Nadim estime que la prise d'otage a duré environ une heure et demie. Une heure et demie pendant laquelle il est resté plaqué au sol, avec sa compagne, la peur aux tripes. « Le RAID (l'unité d'élite de la police nationale) est ensuite intervenu. Ils nous ont sortis de la salle les mains en l'air. Nous étions parmi les derniers, avant l'intervention de la BRI (Brigade de recherche et d'intervention). En traversant la fosse, nous avons dû enjamber des morts et des blessés. Certains corps étaient ciselés par les impacts de balles », raconte Nadim. « En s'approchant des policiers, je pouvais distinguer leurs regards incrédules. Ils avaient l'air anxieux aussi. Ils ont crié : Mains sur la tête ! Levez-vous doucement ! Laisse ton portable ! » Ils craignaient que des assaillants se fassent passer pour des civils. Mais Nadim reconnaît que les policiers ont été « très professionnels ».

 

« Les nerfs ont lâché »
Vers 23h30, les ex-otages se retrouvent dans la rue. « Nous avons couru, glisse la compagne de Nadim. Nous nous sommes dirigés vers la rue Oberkampf, toujours les mains sur la tête, aux cris des policiers qui nous demandaient de nous dépêcher. Nous avons d'abord trouvé refuge dans un bar, puis on nous a transférés avec d'autres personnes dans la cour intérieure d'un immeuble.

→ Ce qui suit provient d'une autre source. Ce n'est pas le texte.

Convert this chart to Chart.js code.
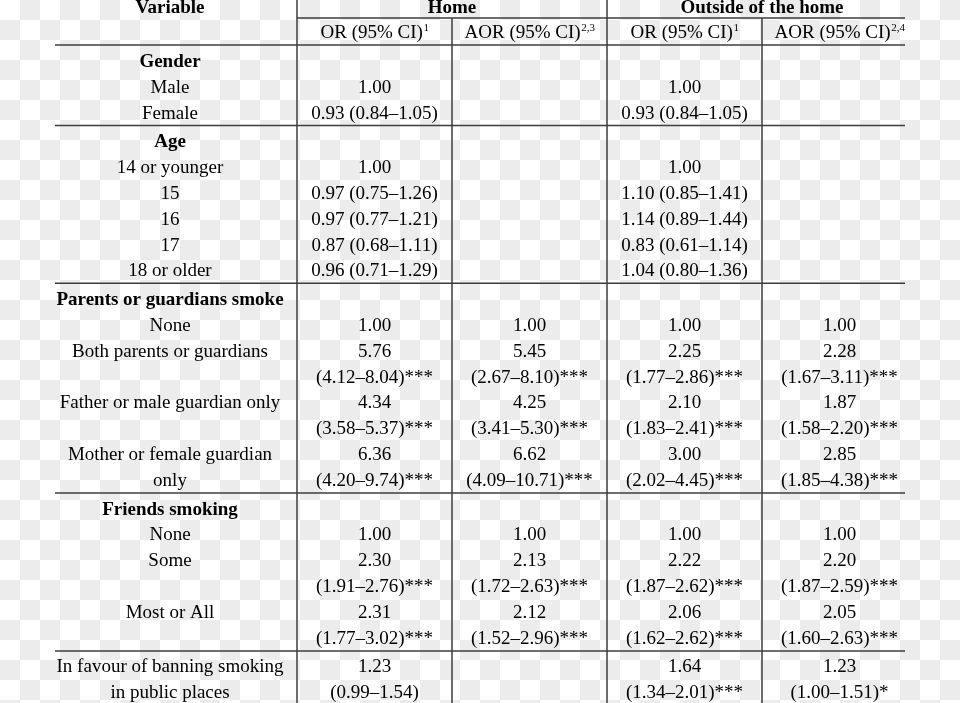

Les forces de l'ordre nous ont divisés en groupes. On nous a demandé d'attendre que le périmètre soit sécurisé. »
Pendant tout le drame, Nadim est resté très calme : « Un calme olympien, je ne comprends pas comment j'ai fait. » C'est environ deux heures plus tard « que les nerfs ont lâché », dit-il.
Nadim et sa compagne résidant en banlieue parisienne, ils ont été accueillis, ce soir-là, par la tante du Libanais, qui vit à Paris intra muros. Le soir même, Nadim n'a rien raconté à ses enfants. « Ce n'est que ce matin (samedi) que je les ai vus, après que mon ex-femme les ait préparés moralement. »
Aujourd'hui, Nadim est reconnaissant d'avoir eu la vie sauve, mais pas en paix pour autant. « Je me sens coupable d'avoir survécu. Mais par-dessus tout, je me sens coupable de n'avoir pu aider ou sauver quelqu'un. »

*Le nom de la personne a été changé, à sa demande.